Home Read Classic Album Review: The Harlots | Crawl Spaces

Classic Album Review: The Harlots | Crawl Spaces

The Canadian glam-slammers are beautiful mutants on their sophomore album.

This came out in 2003 – or at least that’s when I got it. Here’s what I said about it back then (with some minor editing):

 


To paraphrase Oscar Wilde, The Harlots may be in the gutter — but they’re looking up at the stars. “I wish I was alien — gorgeous, intelligent,” fantasizes singer Buck Garinger seconds into the band’s new CD. And if he can’t be Ziggy Stardust? “I’d settle for different.”
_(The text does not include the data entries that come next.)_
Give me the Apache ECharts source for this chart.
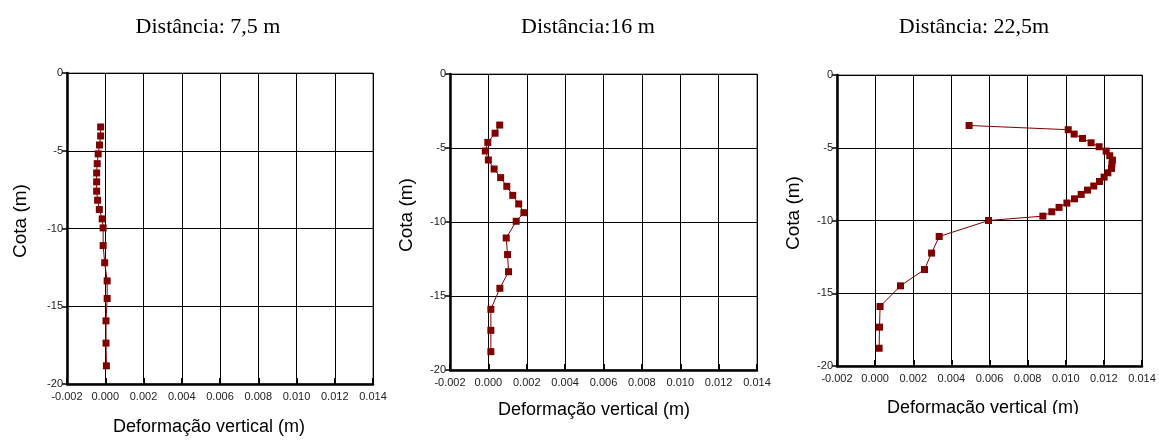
<!DOCTYPE html>
<html>
<head>
<meta charset="utf-8">
<script src="https://cdn.jsdelivr.net/npm/echarts@6/dist/echarts.min.js"></script>
<style>
  html, body { margin: 0; padding: 0; background: #fff; }
  #chart { width: 1159px; height: 440px; }
</style>
</head>
<body>
<div id="chart"></div>
<script>
// titulos e eixos
const titles = ['Distância: 7,5 m', 'Distância:16 m', 'Distância: 22,5m']
const xName = 'Deformação vertical (m)'
const yName = 'Cota (m)'
const xMin = -0.002, xMax = 0.014, xStep = 0.002
const yMin = -20, yMax = 0, yStep = 5

// Distância 7,5 m
const depth75 = [-3.47, -4.05, -4.63, -5.2, -5.83, -6.43, -7.0, -7.6, -8.18, -8.78, -9.38, -9.96, -11.1, -12.2, -13.37, -14.5, -15.94, -17.37, -18.83]
const def75 = [-0.00024, -0.00024, -0.0003, -0.00037, -0.00042, -0.00045, -0.00045, -0.00045, -0.0004, -0.00031, -0.00016, -0.00011, -0.00011, -0.00003, 0.0001, 0.0001, 0.00004, 0.00004, 0.00006]

// Distância 16 m
const depth16 = [-3.45, -4.0, -4.62, -5.2, -5.81, -6.42, -7.0, -7.59, -8.2, -8.78, -9.37, -9.95, -11.08, -12.2, -13.36, -14.48, -15.9, -17.32, -18.76]
const def16 = [0.00059, 0.00035, -0.00003, -0.00016, 0.0, 0.0003, 0.00064, 0.00096, 0.00127, 0.00158, 0.00185, 0.00145, 0.00093, 0.001, 0.00105, 0.0006, 0.00013, 0.00013, 0.00013]

// Distância 22,5 m
const depth225 = [-3.47, -3.76, -4.06, -4.36, -4.66, -4.93, -5.23, -5.55, -5.85, -6.12, -6.42, -6.72, -7.02, -7.32, -7.63, -7.91, -8.21, -8.51, -8.8, -9.1, -9.4, -9.7, -10.0, -11.1, -12.24, -13.37, -14.49, -15.91, -17.33, -18.78]
const def225 = [0.00493, 0.01013, 0.01044, 0.01088, 0.01133, 0.01175, 0.01212, 0.01231, 0.01245, 0.01242, 0.0124, 0.01221, 0.01201, 0.01177, 0.01147, 0.01114, 0.01081, 0.01046, 0.01006, 0.00965, 0.00927, 0.0088, 0.00595, 0.00336, 0.00296, 0.00259, 0.00133, 0.00026, 0.00023, 0.00021]

const SANS = "'Liberation Sans', Arial, sans-serif"
const NARROW = "'Liberation Sans Narrow', 'Liberation Sans', Arial, sans-serif"
const SERIF = "'Liberation Serif', 'Times New Roman', serif"
const RED = '#800000'

// posicao de cada painel
const panels = [
  { grid: { left: 67, top: 73, width: 306, height: 311 }, title: [203, 11], xn: [209, 427], yn: [21, 221] },
  { grid: { left: 450, top: 74, width: 307, height: 296 }, title: [583, 11], xn: [594, 410], yn: [407, 215] },
  { grid: { left: 837, top: 75, width: 305, height: 291 }, title: [969, 11], xn: [983, 408], yn: [794, 213] },
]
const seriesData = [
  def75.map((d, i) => [d, depth75[i]]),
  def16.map((d, i) => [d, depth16[i]]),
  def225.map((d, i) => [d, depth225[i]]),
]

const chart = echarts.init(document.getElementById('chart'), null, { renderer: 'canvas' })

const option = {
  animation: false,
  backgroundColor: '#fff',
  title: panels.map((p, i) => ({
    text: titles[i], left: p.title[0], top: p.title[1], textAlign: 'center',
    textStyle: { fontFamily: SERIF, fontSize: 22, fontWeight: 'normal', color: '#000' },
  })),
  grid: panels.map((p) => Object.assign({
    show: true, borderColor: '#555', borderWidth: 1, backgroundColor: '#fff',
    containLabel: false, outerBoundsMode: 'none',
  }, p.grid)),
  xAxis: panels.map((p, i) => ({
    type: 'value', gridIndex: i, min: xMin, max: xMax, interval: xStep,
    axisLine: { show: true, onZero: false, lineStyle: { color: '#000', width: 2.5 } },
    axisTick: { show: true, inside: true, length: 6, lineStyle: { color: '#000', width: 2 } },
    axisLabel: {
      color: '#222', fontFamily: NARROW, fontSize: 11, margin: 7,
      formatter: (v) => v.toFixed(3),
    },
    splitLine: { show: true, lineStyle: { color: '#000', width: 1 } },
  })),
  yAxis: panels.map((p, i) => ({
    type: 'value', gridIndex: i, min: yMin, max: yMax, interval: yStep,
    axisLine: { show: true, onZero: false, lineStyle: { color: '#000', width: 2.5 } },
    axisTick: { show: true, length: 5, lineStyle: { color: '#000', width: 1.5 } },
    axisLabel: { color: '#222', fontFamily: NARROW, fontSize: 11, margin: 4 },
    splitLine: { show: true, lineStyle: { color: '#000', width: 1 } },
  })),
  series: seriesData.map((d, i) => ({
    type: 'line', xAxisIndex: i, yAxisIndex: i, data: d,
    symbol: 'rect', symbolSize: 7, showAllSymbol: true,
    lineStyle: { color: RED, width: 1 },
    itemStyle: { color: RED },
    z: 5,
  })),
  graphic: [
    ...panels.map((p) => ({
      type: 'text', x: p.xn[0], y: p.xn[1],
      style: { text: xName, font: '18px ' + SANS, fill: '#000', align: 'center', verticalAlign: 'middle' },
    })),
    ...panels.map((p) => ({
      type: 'text', x: p.yn[0], y: p.yn[1], rotation: Math.PI / 2,
      style: { text: yName, font: '19px ' + SANS, fill: '#000', align: 'center', verticalAlign: 'middle' },
    })),
    // o rotulo do 3o painel aparece cortado em baixo
    { type: 'rect', shape: { x: 880, y: 414, width: 210, height: 26 }, style: { fill: '#fff' }, z: 100 },
  ],
}

chart.setOption(option)
window.addEventListener('resize', () => chart.resize())
</script>
</body>
</html>
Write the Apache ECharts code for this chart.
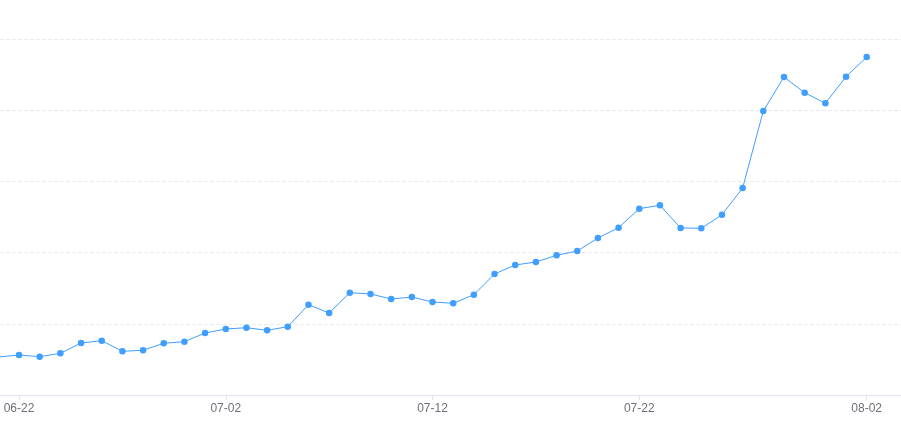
<!DOCTYPE html>
<html>
<head>
<meta charset="utf-8">
<script src="https://cdn.jsdelivr.net/npm/echarts@6/dist/echarts.min.js"></script>
<style>
html,body{margin:0;padding:0;background:#fff;}
#chart{width:901px;height:443px;}
</style>
</head>
<body>
<div id="chart"></div>
<script>
const categories = ['06-21','06-22','06-23','06-24','06-25','06-26','06-27','06-28','06-29','06-30',
  '07-01','07-02','07-03','07-04','07-05','07-06','07-07','07-08','07-09','07-10',
  '07-11','07-12','07-13','07-14','07-15','07-16','07-17','07-18','07-19','07-20',
  '07-21','07-22','07-23','07-24','07-25','07-26','07-27','07-28','07-29','07-30',
  '07-31','08-01','08-02'];
const values = [53.4,56.2,53.8,58.6,73.0,76.3,61.4,62.8,72.6,74.9,
  87.1,92.7,94.5,90.9,95.9,126.8,115.2,143.7,141.9,134.8,
  137.6,130.6,128.8,140.9,169.9,182.6,186.8,196.2,202.2,220.5,
  235.0,261.7,266.4,234.6,234.1,253.2,290.7,398.9,446.6,424.6,
  409.7,447.0,474.7];
const tickLabels = ['06-22','07-02','07-12','07-22','08-02'];

const seriesData = categories.map((c, i) => [i, values[i]]);
const tickIdx = tickLabels.map(t => categories.indexOf(t));

const chart = echarts.init(document.getElementById('chart'), null, {renderer:'canvas'});
chart.setOption({
  animation: false,
  grid: {left: 0, right: 0, top: 39, bottom: 48, containLabel: false},
  xAxis: {
    type: 'value',
    min: tickIdx[0] - 0.92,
    max: tickIdx[tickIdx.length-1] + 1.66,
    axisLine: {show: true, onZero: false, lineStyle: {color: '#E0E6F1'}},
    axisTick: {show: true, customValues: tickIdx, lineStyle: {color: '#E0E6F1'}},
    axisLabel: {
      customValues: tickIdx, color: '#6E7079', fontSize: 12, margin: 8,
      formatter: function(v){ return categories[Math.round(v)] || ''; }
    },
    splitLine: {show: false}
  },
  yAxis: {
    type: 'value',
    min: 0, max: 500, interval: 100,
    axisLabel: {show: false},
    axisLine: {show: false},
    axisTick: {show: false},
    splitLine: {lineStyle: {type: 'dashed', color: '#E8EAEE'}}
  },
  series: [{
    type: 'line',
    data: seriesData,
    symbol: 'circle',
    symbolSize: 6.5,
    showSymbol: true,
    lineStyle: {width: 1, color: '#409EFF'},
    itemStyle: {color: '#409EFF'}
  }]
});
</script>
</body>
</html>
Well, he’s got nothing to worry about there. On the quartet’s sophomore disc (and major-label debut) Crawl Spaces, The Harlots may not be out of this world, but they’re certainly beautiful mutants. Although their stock in trade is the decadent, gleaming post-Bowie glam slam you’d expect from Robin Black’s former backing band, the dozen-song disc finds Garinger and his crewmates — brothers Lane and Lee on lead guitar and bass, along with drummer Mark Sawatzky — firing the retro-rockets and heading back through time, collecting pieces of their sound like little grey scientists gathering DNA samples.

From the ’60s, they extract the melodic essence of Beatle-pop; from the ’70s, the sugar-crunch of Cheap Trick; from the ’80s, the whistling synths of The Cars; from the ’90s, the crunching guitars of a million alt-rock bands; and from as recently as yesterday, the dusty melancholy and all-too-human passion of emo. Gene-spliced in the lab, decorated with thick blankets of vocal harmony and incubated into spacious, tightly wound creations like Josie, Mice, Hypnotize, Inertia and Crashing, these elements reassemble themselves into a new entity all their own — a sound that is simultaneously nostalgic, contemporary and futuristic. I don’t know what Buck thinks, but next to much of the one-dimensional fare around these days, it seems pretty otherworldly to me.